METHODS: 2706 km (1,681 miles) cycling was performed over 14 days and a blood sample and a muscle biopsy were obtained at rest after an overnight fast before and 30 hours after the completion of the cycling. VO2-max and maximal fat oxidation were measured using incremental exercise tests. Heart rate was continuously sampled during cycling to estimate exercise intensity.
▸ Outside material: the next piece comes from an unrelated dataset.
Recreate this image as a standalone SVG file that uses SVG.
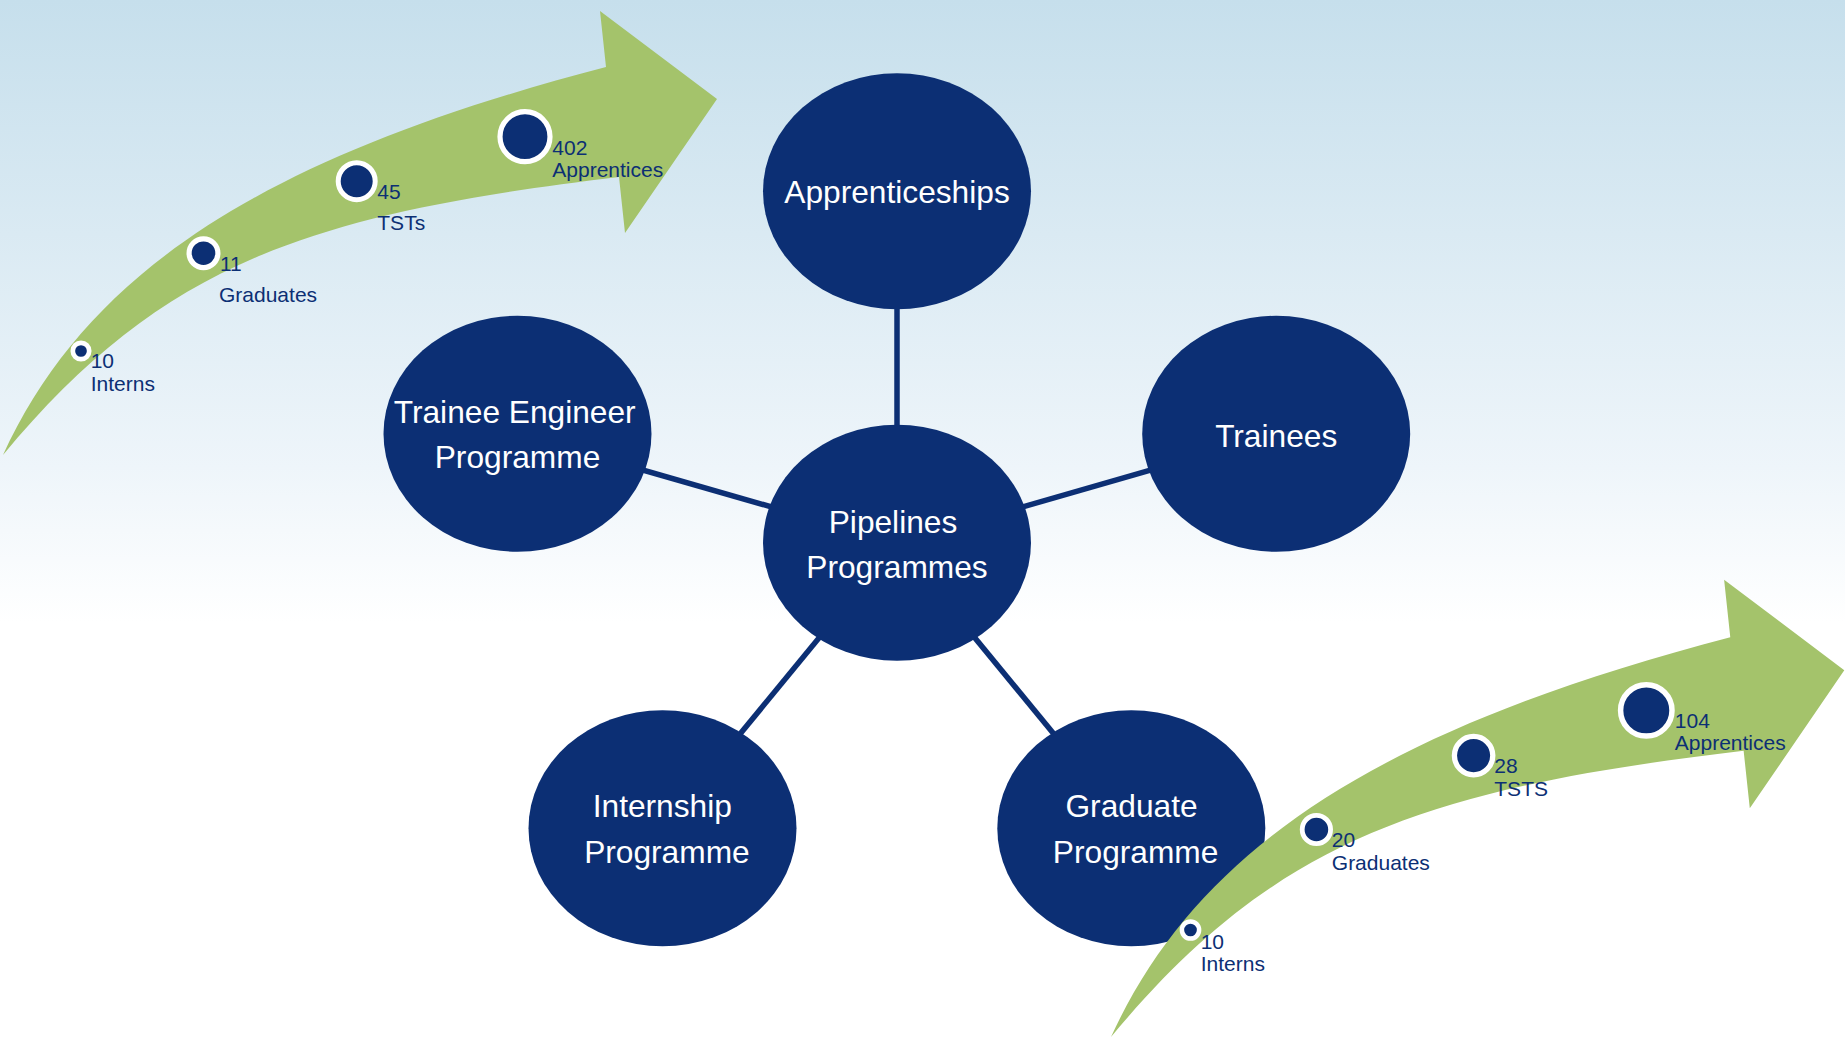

RESULTS: The daily duration of exercise was 10 hours and 31 ± 37 min and the mean intensity was 53 ± 1 % of VO2max. Body weight remained unchanged. VO2max and maximal fat oxidation rate decreased by 6 ± 2 % (P = 0.04) and 32 ± 8 % (P < 0.01), respectively. The exercise intensity that elicits maximal fat oxidation was not significantly decreased. Plasma free fatty acid (FA) concentration decreased (P < 0.002) from 500 ± 77 to 160 ± 38 μmol L. Plasma glucose concentration as well as muscle glycogen, myoglobin and triacylglycerol content remained unchanged. Muscle citrate synthase (CS)- and ß-hydroxy-Acyl-CoA-dehydrogenase (HAD)- activity were unchanged, but the protein expression of HKII, GLUT4 and ATGL were significantly increased.
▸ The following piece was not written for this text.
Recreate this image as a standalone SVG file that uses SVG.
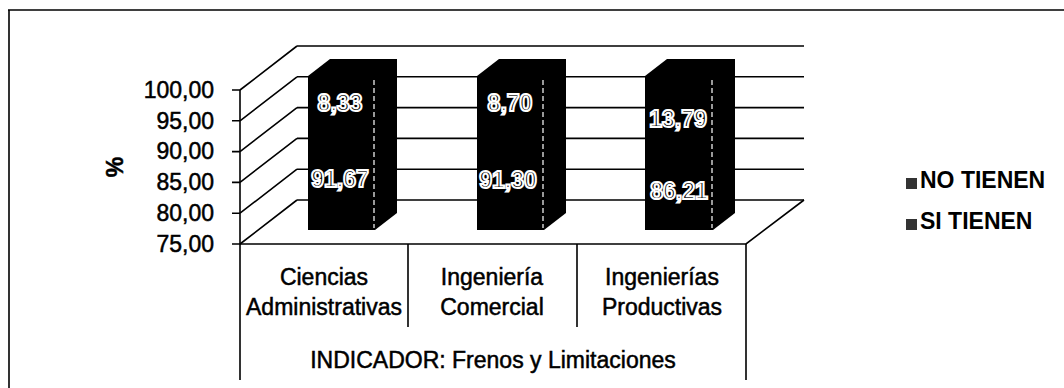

CONCLUSION: Overall the decreased maximal fat oxidation was probably due to lower exogenous plasma FA availability and the muscle adaptation pattern indicates an increased glucose transport capacity and an increased muscle lipolysis capacity supporting an increased contribution of exogenous glucose and endogenous fat during exercise.